Paul Salo (the maybe part time lumberjack pictured above) is a U.S. businessman now operating in Thailand, who has lived in South East Asia for the better part of the last 30 years while starting various ventures. Heavy did a quick bio you can check out here. But his background isn’t the intriguing portion of this, it’s the fact he wants to raise approximately $1.5m in order to fly a jet at 500 mph into a building. He plans to once and for all determine whether 9/11 was a hoax.
You didn’t misread that, our buddy here is accepting donations here and if you so chose, a $5,000 donation gets you a front row seat to an event that could very well result in being blown into a zillion tiny pieces.

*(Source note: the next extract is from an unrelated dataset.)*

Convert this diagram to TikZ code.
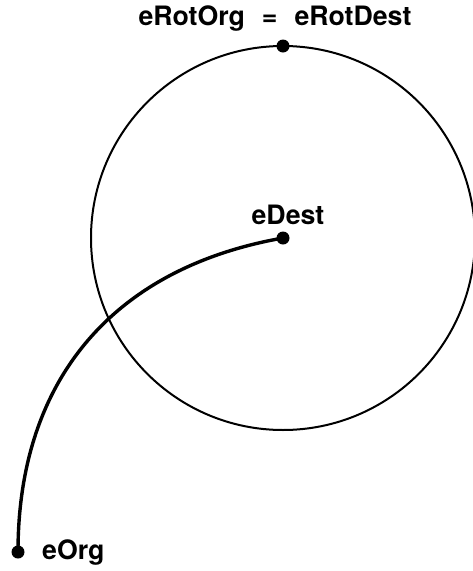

But, safety concerns aside, here is his plan for this reenactment: fly a fully fueled and loaded 747 (or an equivalent aircraft) into a building with similar structure to that of the World Trade Center. His motivation is to prove whether or not the collapsing of the towers were legitimate in light of the Senate passing a bill allowing families to sue Saudi Arabia for any role they played in the 9/11 attacks.
My initial take on this was that this guy is looney tunes and there’s no chance he comes close to his goal. But on second thought, I have dabbled in the occasional 9/11 conspiracy “documentary” on Netflix and even though anything with an agenda has to be taken with a grain of salt with how easy it is to manipulate facts and only include information that makes the desired point.
So, now I’m thinking what the hell, if there are people out there who have 5 grand lying around and want to go have a front row seat to a random building being annihilated by a plane then so be it. No matter what the results are the internet will just flood with conspiracy theories about the conspiracy debunker or prover and we’ll be right back where we started.
Here’s the video he released to originally announce this grand plan from May 10th:
I will say that there are definitely enough people from both sides, either 9/11 was definitely staged or this whole conversation is so stupid and they’ll chip in to see how this whole thing plays out.
In conclusion pack your bags because we’re following Paul Salo down this rabbit hole to “truth,” and maybe stand back a few hundred feet behind the front row he establishes for this demonstration, you know, just to be on the safe/not burned to death side.